■ **Data extract**:
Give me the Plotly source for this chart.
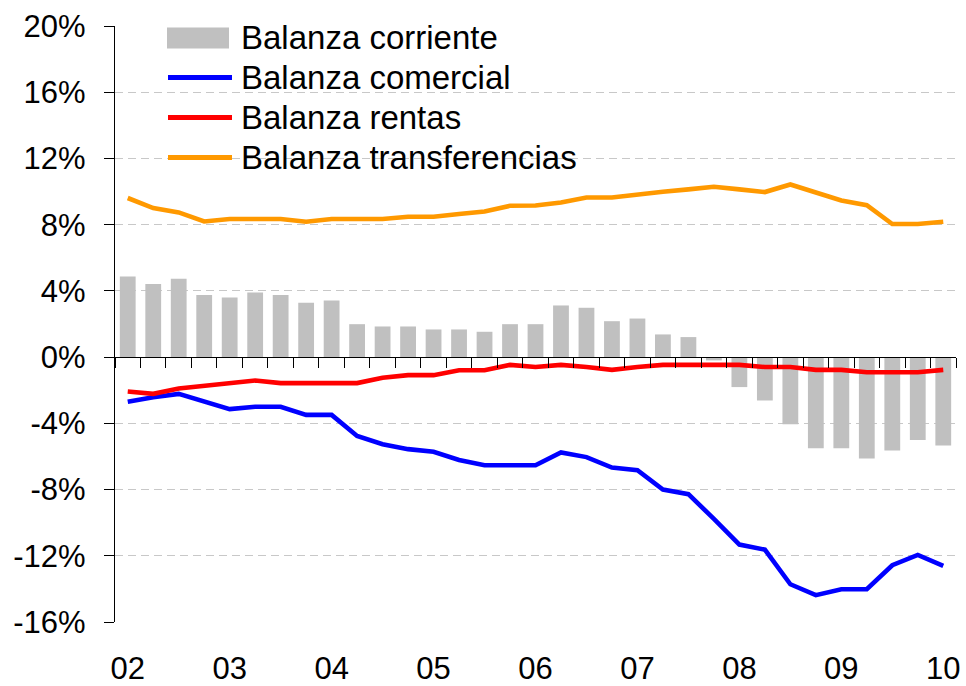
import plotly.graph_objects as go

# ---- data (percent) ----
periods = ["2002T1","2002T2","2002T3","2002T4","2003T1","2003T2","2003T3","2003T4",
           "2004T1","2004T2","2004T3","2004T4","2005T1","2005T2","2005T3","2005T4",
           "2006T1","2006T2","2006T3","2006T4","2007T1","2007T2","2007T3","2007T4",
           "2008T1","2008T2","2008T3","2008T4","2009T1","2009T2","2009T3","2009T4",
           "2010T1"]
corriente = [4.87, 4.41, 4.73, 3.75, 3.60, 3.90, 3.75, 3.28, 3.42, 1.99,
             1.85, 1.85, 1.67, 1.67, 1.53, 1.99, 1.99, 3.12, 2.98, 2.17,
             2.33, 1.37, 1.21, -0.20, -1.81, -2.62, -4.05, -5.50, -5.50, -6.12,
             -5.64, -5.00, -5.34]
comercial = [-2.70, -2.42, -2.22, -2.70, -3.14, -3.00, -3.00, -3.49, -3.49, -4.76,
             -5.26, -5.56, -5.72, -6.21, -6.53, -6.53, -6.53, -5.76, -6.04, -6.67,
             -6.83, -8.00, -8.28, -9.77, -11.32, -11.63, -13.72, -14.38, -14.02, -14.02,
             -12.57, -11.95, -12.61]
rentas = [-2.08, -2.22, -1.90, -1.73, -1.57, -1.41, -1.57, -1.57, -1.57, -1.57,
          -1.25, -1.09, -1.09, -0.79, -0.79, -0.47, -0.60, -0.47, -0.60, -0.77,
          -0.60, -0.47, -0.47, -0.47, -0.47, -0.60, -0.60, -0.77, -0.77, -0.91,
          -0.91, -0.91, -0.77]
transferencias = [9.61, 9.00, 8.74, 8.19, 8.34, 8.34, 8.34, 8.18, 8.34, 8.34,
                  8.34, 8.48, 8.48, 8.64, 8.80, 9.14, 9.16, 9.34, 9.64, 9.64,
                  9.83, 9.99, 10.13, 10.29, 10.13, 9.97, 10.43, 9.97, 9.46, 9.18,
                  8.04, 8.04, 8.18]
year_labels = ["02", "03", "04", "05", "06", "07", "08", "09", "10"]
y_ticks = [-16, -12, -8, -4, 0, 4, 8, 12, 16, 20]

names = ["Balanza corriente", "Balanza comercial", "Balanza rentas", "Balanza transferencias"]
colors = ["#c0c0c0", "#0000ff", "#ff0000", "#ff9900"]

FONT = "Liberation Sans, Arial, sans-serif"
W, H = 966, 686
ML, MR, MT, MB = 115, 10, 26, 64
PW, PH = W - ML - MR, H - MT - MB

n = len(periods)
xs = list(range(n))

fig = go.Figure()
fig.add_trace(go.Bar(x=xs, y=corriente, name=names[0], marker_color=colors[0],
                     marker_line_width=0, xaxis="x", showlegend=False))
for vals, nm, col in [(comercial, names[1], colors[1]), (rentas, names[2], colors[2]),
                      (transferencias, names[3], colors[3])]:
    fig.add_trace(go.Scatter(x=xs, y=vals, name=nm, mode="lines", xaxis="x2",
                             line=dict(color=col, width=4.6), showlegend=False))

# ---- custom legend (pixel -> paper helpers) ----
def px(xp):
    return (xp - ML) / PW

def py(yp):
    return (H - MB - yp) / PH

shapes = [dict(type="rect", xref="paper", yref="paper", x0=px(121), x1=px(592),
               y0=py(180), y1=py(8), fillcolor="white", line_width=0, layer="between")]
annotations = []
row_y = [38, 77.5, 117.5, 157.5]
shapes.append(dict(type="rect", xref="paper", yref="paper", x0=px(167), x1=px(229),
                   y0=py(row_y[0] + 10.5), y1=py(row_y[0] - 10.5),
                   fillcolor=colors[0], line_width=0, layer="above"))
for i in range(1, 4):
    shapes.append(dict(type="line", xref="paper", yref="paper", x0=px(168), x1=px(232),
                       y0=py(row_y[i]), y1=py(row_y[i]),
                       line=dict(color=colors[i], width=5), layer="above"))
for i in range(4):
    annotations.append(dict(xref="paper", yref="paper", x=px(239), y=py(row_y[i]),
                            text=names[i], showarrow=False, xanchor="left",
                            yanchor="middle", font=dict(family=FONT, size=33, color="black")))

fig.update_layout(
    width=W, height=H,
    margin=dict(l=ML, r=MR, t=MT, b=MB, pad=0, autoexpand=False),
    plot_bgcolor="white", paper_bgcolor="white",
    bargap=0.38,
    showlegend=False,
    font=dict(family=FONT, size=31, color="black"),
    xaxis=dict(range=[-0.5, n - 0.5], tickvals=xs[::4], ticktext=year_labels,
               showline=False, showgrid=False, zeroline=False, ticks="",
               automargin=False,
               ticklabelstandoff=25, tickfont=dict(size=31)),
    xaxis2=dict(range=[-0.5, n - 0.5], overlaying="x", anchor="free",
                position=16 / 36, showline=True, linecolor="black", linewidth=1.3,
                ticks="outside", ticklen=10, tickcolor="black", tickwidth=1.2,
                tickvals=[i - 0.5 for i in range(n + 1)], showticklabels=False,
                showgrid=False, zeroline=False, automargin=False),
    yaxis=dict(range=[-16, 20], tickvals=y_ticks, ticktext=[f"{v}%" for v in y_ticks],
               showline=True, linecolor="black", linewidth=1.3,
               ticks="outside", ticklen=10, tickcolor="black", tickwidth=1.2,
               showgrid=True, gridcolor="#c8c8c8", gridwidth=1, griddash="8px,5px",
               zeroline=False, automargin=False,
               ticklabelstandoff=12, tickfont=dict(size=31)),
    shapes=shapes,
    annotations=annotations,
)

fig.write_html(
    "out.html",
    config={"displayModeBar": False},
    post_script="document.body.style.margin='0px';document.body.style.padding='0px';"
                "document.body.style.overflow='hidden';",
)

■ **Requirement**: Write out the material above again, word for word, minus its pictures.

■ **Correct output**:
Give me the Plotly source for this chart.
import plotly.graph_objects as go

# ---- data (percent) ----
periods = ["2002T1","2002T2","2002T3","2002T4","2003T1","2003T2","2003T3","2003T4",
           "2004T1","2004T2","2004T3","2004T4","2005T1","2005T2","2005T3","2005T4",
           "2006T1","2006T2","2006T3","2006T4","2007T1","2007T2","2007T3","2007T4",
           "2008T1","2008T2","2008T3","2008T4","2009T1","2009T2","2009T3","2009T4",
           "2010T1"]
corriente = [4.87, 4.41, 4.73, 3.75, 3.60, 3.90, 3.75, 3.28, 3.42, 1.99,
             1.85, 1.85, 1.67, 1.67, 1.53, 1.99, 1.99, 3.12, 2.98, 2.17,
             2.33, 1.37, 1.21, -0.20, -1.81, -2.62, -4.05, -5.50, -5.50, -6.12,
             -5.64, -5.00, -5.34]
comercial = [-2.70, -2.42, -2.22, -2.70, -3.14, -3.00, -3.00, -3.49, -3.49, -4.76,
             -5.26, -5.56, -5.72, -6.21, -6.53, -6.53, -6.53, -5.76, -6.04, -6.67,
             -6.83, -8.00, -8.28, -9.77, -11.32, -11.63, -13.72, -14.38, -14.02, -14.02,
             -12.57, -11.95, -12.61]
rentas = [-2.08, -2.22, -1.90, -1.73, -1.57, -1.41, -1.57, -1.57, -1.57, -1.57,
          -1.25, -1.09, -1.09, -0.79, -0.79, -0.47, -0.60, -0.47, -0.60, -0.77,
          -0.60, -0.47, -0.47, -0.47, -0.47, -0.60, -0.60, -0.77, -0.77, -0.91,
          -0.91, -0.91, -0.77]
transferencias = [9.61, 9.00, 8.74, 8.19, 8.34, 8.34, 8.34, 8.18, 8.34, 8.34,
                  8.34, 8.48, 8.48, 8.64, 8.80, 9.14, 9.16, 9.34, 9.64, 9.64,
                  9.83, 9.99, 10.13, 10.29, 10.13, 9.97, 10.43, 9.97, 9.46, 9.18,
                  8.04, 8.04, 8.18]
year_labels = ["02", "03", "04", "05", "06", "07", "08", "09", "10"]
y_ticks = [-16, -12, -8, -4, 0, 4, 8, 12, 16, 20]

names = ["Balanza corriente", "Balanza comercial", "Balanza rentas", "Balanza transferencias"]
colors = ["#c0c0c0", "#0000ff", "#ff0000", "#ff9900"]

FONT = "Liberation Sans, Arial, sans-serif"
W, H = 966, 686
ML, MR, MT, MB = 115, 10, 26, 64
PW, PH = W - ML - MR, H - MT - MB

n = len(periods)
xs = list(range(n))

fig = go.Figure()
fig.add_trace(go.Bar(x=xs, y=corriente, name=names[0], marker_color=colors[0],
                     marker_line_width=0, xaxis="x", showlegend=False))
for vals, nm, col in [(comercial, names[1], colors[1]), (rentas, names[2], colors[2]),
                      (transferencias, names[3], colors[3])]:
    fig.add_trace(go.Scatter(x=xs, y=vals, name=nm, mode="lines", xaxis="x2",
                             line=dict(color=col, width=4.6), showlegend=False))

# ---- custom legend (pixel -> paper helpers) ----
def px(xp):
    return (xp - ML) / PW

def py(yp):
    return (H - MB - yp) / PH

shapes = [dict(type="rect", xref="paper", yref="paper", x0=px(121), x1=px(592),
               y0=py(180), y1=py(8), fillcolor="white", line_width=0, layer="between")]
annotations = []
row_y = [38, 77.5, 117.5, 157.5]
shapes.append(dict(type="rect", xref="paper", yref="paper", x0=px(167), x1=px(229),
                   y0=py(row_y[0] + 10.5), y1=py(row_y[0] - 10.5),
                   fillcolor=colors[0], line_width=0, layer="above"))
for i in range(1, 4):
    shapes.append(dict(type="line", xref="paper", yref="paper", x0=px(168), x1=px(232),
                       y0=py(row_y[i]), y1=py(row_y[i]),
                       line=dict(color=colors[i], width=5), layer="above"))
for i in range(4):
    annotations.append(dict(xref="paper", yref="paper", x=px(239), y=py(row_y[i]),
                            text=names[i], showarrow=False, xanchor="left",
                            yanchor="middle", font=dict(family=FONT, size=33, color="black")))

fig.update_layout(
    width=W, height=H,
    margin=dict(l=ML, r=MR, t=MT, b=MB, pad=0, autoexpand=False),
    plot_bgcolor="white", paper_bgcolor="white",
    bargap=0.38,
    showlegend=False,
    font=dict(family=FONT, size=31, color="black"),
    xaxis=dict(range=[-0.5, n - 0.5], tickvals=xs[::4], ticktext=year_labels,
               showline=False, showgrid=False, zeroline=False, ticks="",
               automargin=False,
               ticklabelstandoff=25, tickfont=dict(size=31)),
    xaxis2=dict(range=[-0.5, n - 0.5], overlaying="x", anchor="free",
                position=16 / 36, showline=True, linecolor="black", linewidth=1.3,
                ticks="outside", ticklen=10, tickcolor="black", tickwidth=1.2,
                tickvals=[i - 0.5 for i in range(n + 1)], showticklabels=False,
                showgrid=False, zeroline=False, automargin=False),
    yaxis=dict(range=[-16, 20], tickvals=y_ticks, ticktext=[f"{v}%" for v in y_ticks],
               showline=True, linecolor="black", linewidth=1.3,
               ticks="outside", ticklen=10, tickcolor="black", tickwidth=1.2,
               showgrid=True, gridcolor="#c8c8c8", gridwidth=1, griddash="8px,5px",
               zeroline=False, automargin=False,
               ticklabelstandoff=12, tickfont=dict(size=31)),
    shapes=shapes,
    annotations=annotations,
)

fig.write_html(
    "out.html",
    config={"displayModeBar": False},
    post_script="document.body.style.margin='0px';document.body.style.padding='0px';"
                "document.body.style.overflow='hidden';",
)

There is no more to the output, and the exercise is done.